As the Swimming Cities move toward Venice, the crew will collect and install keepsakes in an ark-like cabinet of wonders that will be on display on the boats when they arrive. Once in Venice, the boats and crew will offer intimate performances that incorporate music, shadow puppetry, and story.

The vessels are imagined as a hybrid between boats and bits of land broken off and headed out to sea. Watching them approach the shore is like seeing a floating city in the distance, as improbable as Venice itself. To the real life crew, the boats are a place of refuge – both a home and a way of moving through the world. To those who encounter the boats for the first time, they are a reminder that anything that can be imagined can be built."

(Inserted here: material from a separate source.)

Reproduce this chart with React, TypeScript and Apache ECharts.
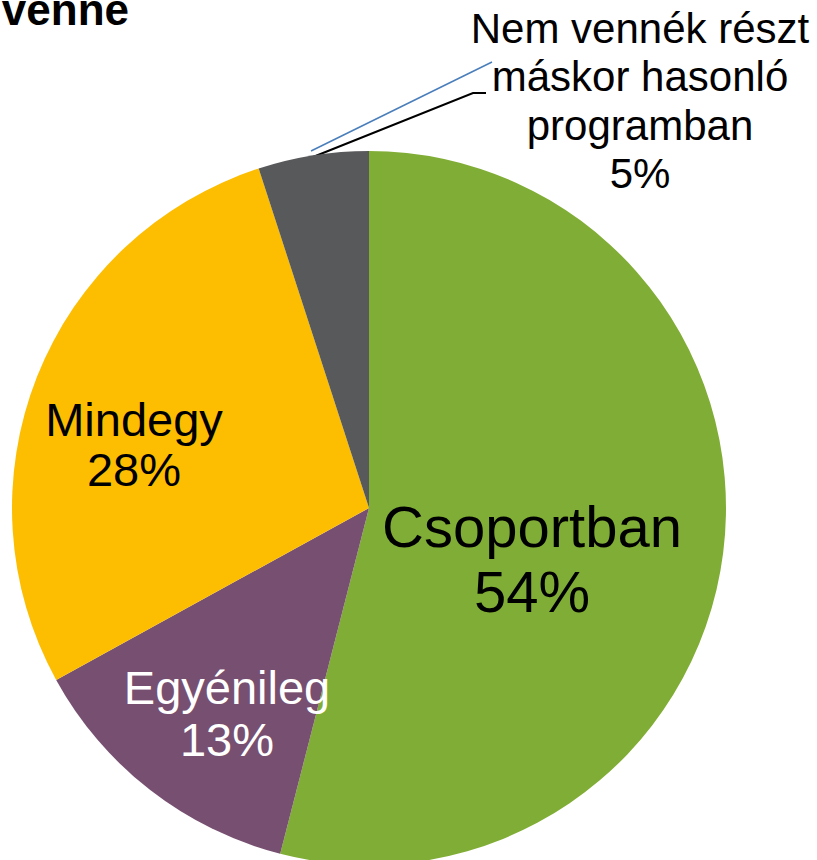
import React, { useEffect, useRef } from "react";
import * as echarts from "echarts";

const categories = ["Csoportban", "Egyénileg", "Mindegy", "Nem vennék részt\nmáskor hasonló\nprogramban"];
const values = [54, 13, 28, 5];
const colors = ["#80ad35", "#774f70", "#fdbd00", "#58595b"];
const labelColors = ["#000000", "#ffffff", "#000000", "#000000"];
const titleText = "venne";

const FONT = "'Liberation Sans', Arial, sans-serif";

export default function App() {
  const ref = useRef<HTMLDivElement>(null);
  useEffect(() => {
    if (!ref.current) return;
    const chart = echarts.init(ref.current, undefined, { renderer: "svg" });
    const labelStyles = [
      { fontSize: 58, lineHeight: 65 },
      { fontSize: 47, lineHeight: 52 },
      { fontSize: 47, lineHeight: 50 },
      { fontSize: 42, lineHeight: 48.5 },
    ];
    const labelPos: [number, number][] = [
      [532, 559],
      [227, 713],
      [134, 444],
      [640, 101],
    ];
    chart.setOption({
      animation: false,
      backgroundColor: "#ffffff",
      graphic: [
        {
          type: "text",
          x: 129,
          y: 9,
          style: {
            text: titleText,
            fontFamily: FONT,
            fontWeight: "bold",
            fontSize: 44,
            fill: "#000",
            textAlign: "right",
            textVerticalAlign: "middle",
          },
        },
        {
          type: "line",
          shape: { x1: 311, y1: 151, x2: 492, y2: 62 },
          style: { stroke: "#4a7ebb", lineWidth: 1.5 },
          z: 10,
        },
      ],
      series: [
        {
          type: "pie",
          center: [369, 508],
          radius: 357,
          startAngle: 90,
          clockwise: true,
          avoidLabelOverlap: false,
          itemStyle: { borderWidth: 0 },
          emphasis: { disabled: true },
          data: categories.map((name, i) => ({
            name,
            value: values[i],
            itemStyle: { color: colors[i] },
            label: {
              show: true,
              position: i === 3 ? "outside" : "inside",
              color: labelColors[i],
              fontFamily: FONT,
              fontSize: labelStyles[i].fontSize,
              lineHeight: labelStyles[i].lineHeight,
              align: "center",
              formatter: (p: any) => `${p.name}\n${p.value}%`,
            },
            labelLine: {
              show: i === 3,
              lineStyle: { color: "#000", width: 2 },
            },
          })),
          labelLayout: (params: any) => {
            const i = params.dataIndex;
            const res: any = {
              x: labelPos[i][0],
              y: labelPos[i][1],
              align: "center",
              verticalAlign: "middle",
            };
            if (i === 3) {
              res.labelLinePoints = [
                [313, 157],
                [473, 93],
                [486, 93],
              ];
            }
            return res;
          },
        },
      ],
    });
    return () => chart.dispose();
  }, []);
  return (
    <div
      ref={ref}
      style={{ position: "fixed", left: 0, top: 0, width: 817, height: 860 }}
    />
  );
}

I'm reminded of the book The Many-Headed Hydra: Sailors, Slaves, Commoners, and the Hidden History of the Revolutionary Atlantic by Peter Linebaugh and Marcus Rediker. This book, published in 2000, is an examination of the Hercules-hydra myth that has long been a tale of imposing order and the battle for power. The authors introduce their writing project by stating:

"From the beginning of English colonial expansion in the seventeenth century through the metropolitan industrialization of the early nineteenth, rulers referred to the Hercules-hydra myth to describe the difficulty of imposing order on increasingly global systems of labor. They variously designated dispossessed commoners, transported felons, indentured servants, religious radicals, urban laborers, soldiers, sailors, and African slaves as the numerous, ever-changing heads of the monster. But the heads, though originally brought into productive combination by their Herculean ruler, soon developed among themselves new forms of cooperation against those rulers, from mutinies and strikes to riots and insurrections and revolution. Like the commodities they produced, their experience circulated with the planetary currents around the Atlantic, often eastward from American plantations, Irish commons, and deep-sea vessel back to the metropoles of Europe.”
Although not overtly stated, I read the Swimming Cities as a sort of hydra (with many beautiful - American! - heads) that demands a new context for art and, if only for a time, a different way of life. Ahoy maties!